Apakah pemaksaan itu salah? Tidak. Karena anak yang memiliki dunianya sendiri itu, juga harus diarahkan –mengambil kata yang lebih halus dari kata pemaksaan kehendak—dalam meniti kehidupannya. Sebab, anak tidak lebih dari secarik kertas putih yang siap untuk diberi warna, tulisan dan sebagainya. Dan, siapa lagi yang dapat menggambar, menulis dalam kertas kosong tersebut, kalau bukan orang tua dan lingkungannya.
Persoalannya, apakah tulisan yang dibubuhkan di kertas kosong itu harus sesuai dengan kacamata sang orang tua. Sehingga apa yang dipikirkan dan diinginkan ditumpahkan dalam tulisan kertas kosong tersebut. Kenyataan ini yang sering kita lihat dan rasakan. Anak tidak lebih dari kepanjangan tangan atau alat dari ambisi orang tua untuk meraih cita-citanya yang belum terkabul. Contoh nyata adalah orang tua yang memaksakan kehendaknya kepada putranya. Sehingga anak hanya bisa mendengarkan ‘kamu harus ini, kamu harus jadi itu dan lainnya.’
Ambisi orang tua untuk menuliskan kalimat baik dan indah itu secara tidak disadari telah merenggut hak-hak anak. Ini dapat dimaklumi, sebagian besar orang tua tidak tahu kalau anak pun memiliki hak, seperti hak bermain, hak mendapatkan pendidikan dan sejumlah hak lainnya.
Selama ini yang sering disorot adalah apa yang menimpa pada anak-anak dari kelompok tidak mampu. Maklum, mereka sering dipaksa untuk membantu mencari sesuap nasi. Termasuk yang sering kita temui di perempatan jalan, anak-anak menengadahkan tangannya kepada pengguna jalan. Hak mereka benar-benar terampas. Tidak lagi ada waktu untuk bermain dalam dunianya, tidak ada lagi waktu untuk belajar dan sebagainya. Ini disebabkan mereka secara dini harus menjalani dunia orang dewasa.
Apakah hanya anak-anak dari kelompok bawah yang terampas? Tentu saja tidak. Mereka yang berasal dari kelompok menengah dan atas pun banyak yang terampas haknya. Terutama orang tua yang ambisius dan selalu jaim (jaga image) secara material di mata masyarakat.
Pemaksaan itu terlihat dari pagi hingga petang, anak harus melakukan hal-hal yang sesuai dengan keinginan orang tuanya. Dengan berbagai alasan, anak harus mengikuti berbagai kegiatan tambahan yang menyita waktunya. Termasuk sejak dini mengeksploitasi anak untuk mengikuti keinginan orang tuanya.

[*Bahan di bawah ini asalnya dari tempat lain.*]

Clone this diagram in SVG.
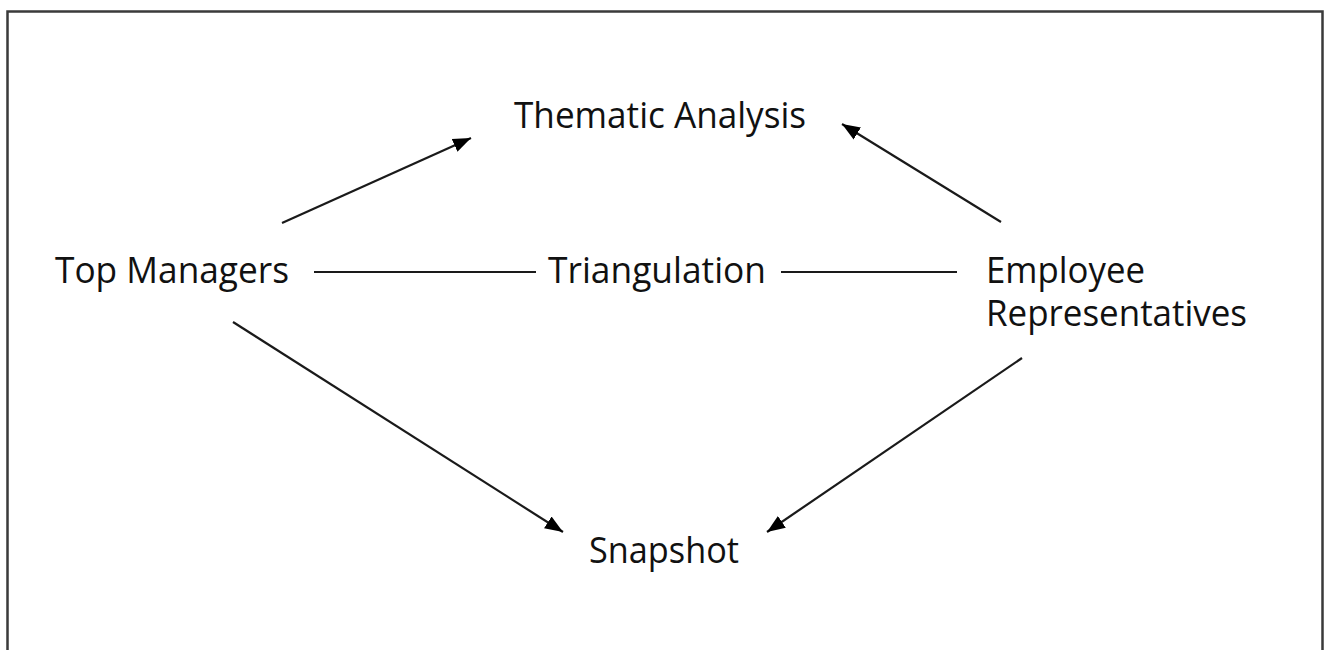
<svg xmlns="http://www.w3.org/2000/svg" width="1330" height="650" viewBox="0 0 1330 650">
  <style>
    .label { font-family: "Open Sans", "Noto Sans", "Liberation Sans", sans-serif; font-size: 36px; fill: #111; }
    .edge { stroke: #1a1a1a; stroke-width: 2.2; fill: none; }
    .frame { stroke: #3a3a3a; stroke-width: 2.5; fill: #fff; }
  </style>
  <defs>
    <marker id="arrow" markerUnits="userSpaceOnUse" markerWidth="20" markerHeight="18" refX="18" refY="9" orient="auto">
      <path d="M0,2 L18,9 L0,16 Z" fill="#000"/>
    </marker>
  </defs>

  <rect width="1330" height="650" fill="#fff"/>
  <rect class="frame" x="7.5" y="11.5" width="1315" height="660"/>

  <g id="connectors">
    <line class="edge" x1="282" y1="223" x2="471" y2="138" marker-end="url(#arrow)"/>
    <line class="edge" x1="1001" y1="222" x2="842" y2="124" marker-end="url(#arrow)"/>
    <line class="edge" x1="233" y1="322" x2="563" y2="532" marker-end="url(#arrow)"/>
    <line class="edge" x1="1022" y1="358" x2="767" y2="532" marker-end="url(#arrow)"/>
    <line class="edge" x1="314" y1="272" x2="536" y2="272"/>
    <line class="edge" x1="781" y1="272" x2="957" y2="272"/>
  </g>

  <g id="thematic-analysis">
    <text class="label" x="514" y="128" textLength="292" lengthAdjust="spacingAndGlyphs">Thematic Analysis</text>
  </g>
  <g id="top-managers">
    <text class="label" x="55" y="283" textLength="234" lengthAdjust="spacingAndGlyphs">Top Managers</text>
  </g>
  <g id="triangulation">
    <text class="label" x="548" y="283" textLength="218" lengthAdjust="spacingAndGlyphs">Triangulation</text>
  </g>
  <g id="employee-representatives">
    <text class="label" x="986" y="283" textLength="159" lengthAdjust="spacingAndGlyphs">Employee</text>
    <text class="label" x="986" y="326" textLength="261" lengthAdjust="spacingAndGlyphs">Representatives</text>
  </g>
  <g id="snapshot">
    <text class="label" x="589" y="563" textLength="150" lengthAdjust="spacingAndGlyphs">Snapshot</text>
  </g>
</svg>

Gambaran di atas, bukan berarti orang tua berpangku tangan atau membiarkan anaknya berjalan di kehidupannya tanpa arah. Sudah menjadi kewajiban orang tua untuk mengarahkan kemana jalan kehidupan yang lurus. Karena pada akhirnya sang orang tualah yang pertama akan dimintai pertanggungjawabannya.Memang, dunia anak-anak yang indah dan penuh khayalan yang imaginatif sangat sulit ditangkap. Terutama oleh orang tua sudah terperangkap oleh pandangan dan pengalaman masa kecilnya. Selamat hari anak.